Collected material
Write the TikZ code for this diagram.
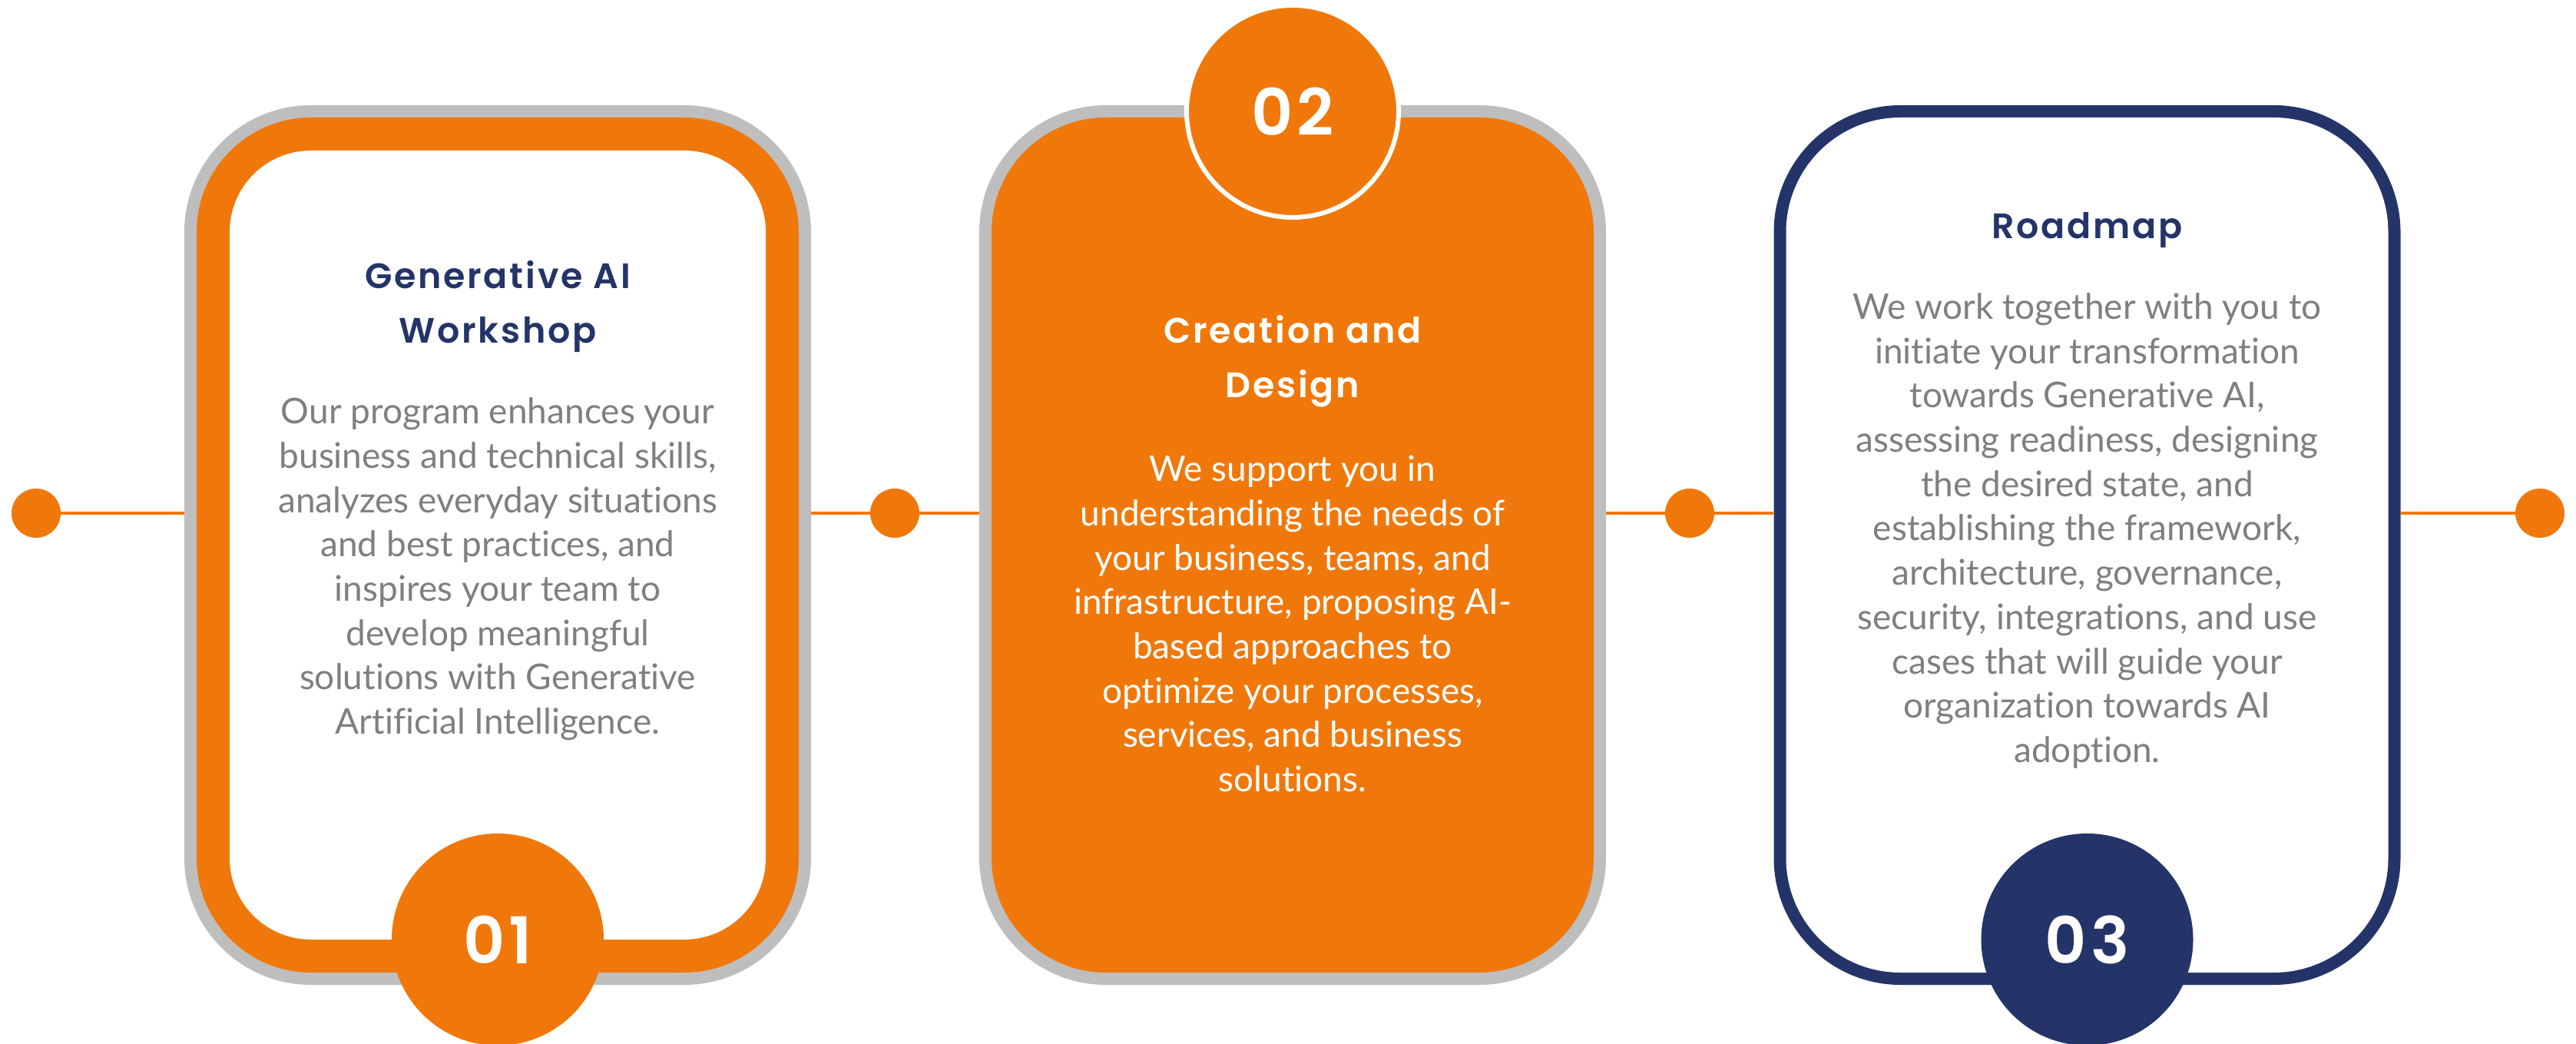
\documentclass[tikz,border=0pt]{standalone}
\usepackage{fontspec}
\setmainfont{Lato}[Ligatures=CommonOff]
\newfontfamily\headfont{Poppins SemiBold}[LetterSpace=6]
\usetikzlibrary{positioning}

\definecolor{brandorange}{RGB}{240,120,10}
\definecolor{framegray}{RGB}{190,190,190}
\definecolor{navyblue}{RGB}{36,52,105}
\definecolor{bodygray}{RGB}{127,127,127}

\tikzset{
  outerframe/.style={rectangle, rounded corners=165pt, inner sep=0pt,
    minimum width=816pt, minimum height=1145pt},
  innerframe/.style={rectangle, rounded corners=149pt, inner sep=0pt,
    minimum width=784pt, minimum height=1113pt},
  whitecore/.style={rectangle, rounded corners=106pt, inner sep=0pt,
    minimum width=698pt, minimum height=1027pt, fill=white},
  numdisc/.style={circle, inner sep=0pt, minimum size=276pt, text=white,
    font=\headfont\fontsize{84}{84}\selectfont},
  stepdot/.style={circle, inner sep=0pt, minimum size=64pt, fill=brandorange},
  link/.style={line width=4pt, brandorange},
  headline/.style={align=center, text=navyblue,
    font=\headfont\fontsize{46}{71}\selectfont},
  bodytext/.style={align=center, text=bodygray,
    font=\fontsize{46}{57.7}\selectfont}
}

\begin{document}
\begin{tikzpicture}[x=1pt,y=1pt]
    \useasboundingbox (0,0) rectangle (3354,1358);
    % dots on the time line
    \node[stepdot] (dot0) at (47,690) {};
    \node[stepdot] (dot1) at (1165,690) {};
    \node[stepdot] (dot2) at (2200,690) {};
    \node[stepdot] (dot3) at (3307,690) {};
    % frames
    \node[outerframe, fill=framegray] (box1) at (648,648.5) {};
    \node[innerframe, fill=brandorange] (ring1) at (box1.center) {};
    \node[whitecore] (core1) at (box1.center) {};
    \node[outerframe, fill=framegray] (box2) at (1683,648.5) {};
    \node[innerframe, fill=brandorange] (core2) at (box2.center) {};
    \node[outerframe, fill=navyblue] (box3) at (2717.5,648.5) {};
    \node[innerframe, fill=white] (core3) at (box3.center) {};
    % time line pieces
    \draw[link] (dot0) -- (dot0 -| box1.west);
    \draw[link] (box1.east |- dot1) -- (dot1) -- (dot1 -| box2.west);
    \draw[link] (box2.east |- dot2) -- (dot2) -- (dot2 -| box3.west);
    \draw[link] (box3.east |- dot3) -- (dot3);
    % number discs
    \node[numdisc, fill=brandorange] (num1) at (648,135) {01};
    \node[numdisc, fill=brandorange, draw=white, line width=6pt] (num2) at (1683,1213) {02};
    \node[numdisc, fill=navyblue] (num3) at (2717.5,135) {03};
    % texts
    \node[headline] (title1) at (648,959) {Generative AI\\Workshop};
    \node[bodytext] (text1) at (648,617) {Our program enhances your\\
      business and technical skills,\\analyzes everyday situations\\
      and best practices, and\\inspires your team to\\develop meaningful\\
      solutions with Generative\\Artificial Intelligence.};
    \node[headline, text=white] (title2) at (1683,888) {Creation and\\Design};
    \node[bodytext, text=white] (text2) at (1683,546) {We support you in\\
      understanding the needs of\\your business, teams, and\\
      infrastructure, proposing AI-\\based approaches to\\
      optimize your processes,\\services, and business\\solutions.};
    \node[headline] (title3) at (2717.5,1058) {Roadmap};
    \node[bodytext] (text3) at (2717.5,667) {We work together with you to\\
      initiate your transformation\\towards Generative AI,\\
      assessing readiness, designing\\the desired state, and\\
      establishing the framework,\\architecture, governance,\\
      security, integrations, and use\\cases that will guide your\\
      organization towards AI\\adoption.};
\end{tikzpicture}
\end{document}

Exercise prompt
The data above needs to be retyped exactly, with the images left out.

Task result
Write the TikZ code for this diagram.
\documentclass[tikz,border=0pt]{standalone}
\usepackage{fontspec}
\setmainfont{Lato}[Ligatures=CommonOff]
\newfontfamily\headfont{Poppins SemiBold}[LetterSpace=6]
\usetikzlibrary{positioning}

\definecolor{brandorange}{RGB}{240,120,10}
\definecolor{framegray}{RGB}{190,190,190}
\definecolor{navyblue}{RGB}{36,52,105}
\definecolor{bodygray}{RGB}{127,127,127}

\tikzset{
  outerframe/.style={rectangle, rounded corners=165pt, inner sep=0pt,
    minimum width=816pt, minimum height=1145pt},
  innerframe/.style={rectangle, rounded corners=149pt, inner sep=0pt,
    minimum width=784pt, minimum height=1113pt},
  whitecore/.style={rectangle, rounded corners=106pt, inner sep=0pt,
    minimum width=698pt, minimum height=1027pt, fill=white},
  numdisc/.style={circle, inner sep=0pt, minimum size=276pt, text=white,
    font=\headfont\fontsize{84}{84}\selectfont},
  stepdot/.style={circle, inner sep=0pt, minimum size=64pt, fill=brandorange},
  link/.style={line width=4pt, brandorange},
  headline/.style={align=center, text=navyblue,
    font=\headfont\fontsize{46}{71}\selectfont},
  bodytext/.style={align=center, text=bodygray,
    font=\fontsize{46}{57.7}\selectfont}
}

\begin{document}
\begin{tikzpicture}[x=1pt,y=1pt]
    \useasboundingbox (0,0) rectangle (3354,1358);
    % dots on the time line
    \node[stepdot] (dot0) at (47,690) {};
    \node[stepdot] (dot1) at (1165,690) {};
    \node[stepdot] (dot2) at (2200,690) {};
    \node[stepdot] (dot3) at (3307,690) {};
    % frames
    \node[outerframe, fill=framegray] (box1) at (648,648.5) {};
    \node[innerframe, fill=brandorange] (ring1) at (box1.center) {};
    \node[whitecore] (core1) at (box1.center) {};
    \node[outerframe, fill=framegray] (box2) at (1683,648.5) {};
    \node[innerframe, fill=brandorange] (core2) at (box2.center) {};
    \node[outerframe, fill=navyblue] (box3) at (2717.5,648.5) {};
    \node[innerframe, fill=white] (core3) at (box3.center) {};
    % time line pieces
    \draw[link] (dot0) -- (dot0 -| box1.west);
    \draw[link] (box1.east |- dot1) -- (dot1) -- (dot1 -| box2.west);
    \draw[link] (box2.east |- dot2) -- (dot2) -- (dot2 -| box3.west);
    \draw[link] (box3.east |- dot3) -- (dot3);
    % number discs
    \node[numdisc, fill=brandorange] (num1) at (648,135) {01};
    \node[numdisc, fill=brandorange, draw=white, line width=6pt] (num2) at (1683,1213) {02};
    \node[numdisc, fill=navyblue] (num3) at (2717.5,135) {03};
    % texts
    \node[headline] (title1) at (648,959) {Generative AI\\Workshop};
    \node[bodytext] (text1) at (648,617) {Our program enhances your\\
      business and technical skills,\\analyzes everyday situations\\
      and best practices, and\\inspires your team to\\develop meaningful\\
      solutions with Generative\\Artificial Intelligence.};
    \node[headline, text=white] (title2) at (1683,888) {Creation and\\Design};
    \node[bodytext, text=white] (text2) at (1683,546) {We support you in\\
      understanding the needs of\\your business, teams, and\\
      infrastructure, proposing AI-\\based approaches to\\
      optimize your processes,\\services, and business\\solutions.};
    \node[headline] (title3) at (2717.5,1058) {Roadmap};
    \node[bodytext] (text3) at (2717.5,667) {We work together with you to\\
      initiate your transformation\\towards Generative AI,\\
      assessing readiness, designing\\the desired state, and\\
      establishing the framework,\\architecture, governance,\\
      security, integrations, and use\\cases that will guide your\\
      organization towards AI\\adoption.};
\end{tikzpicture}
\end{document}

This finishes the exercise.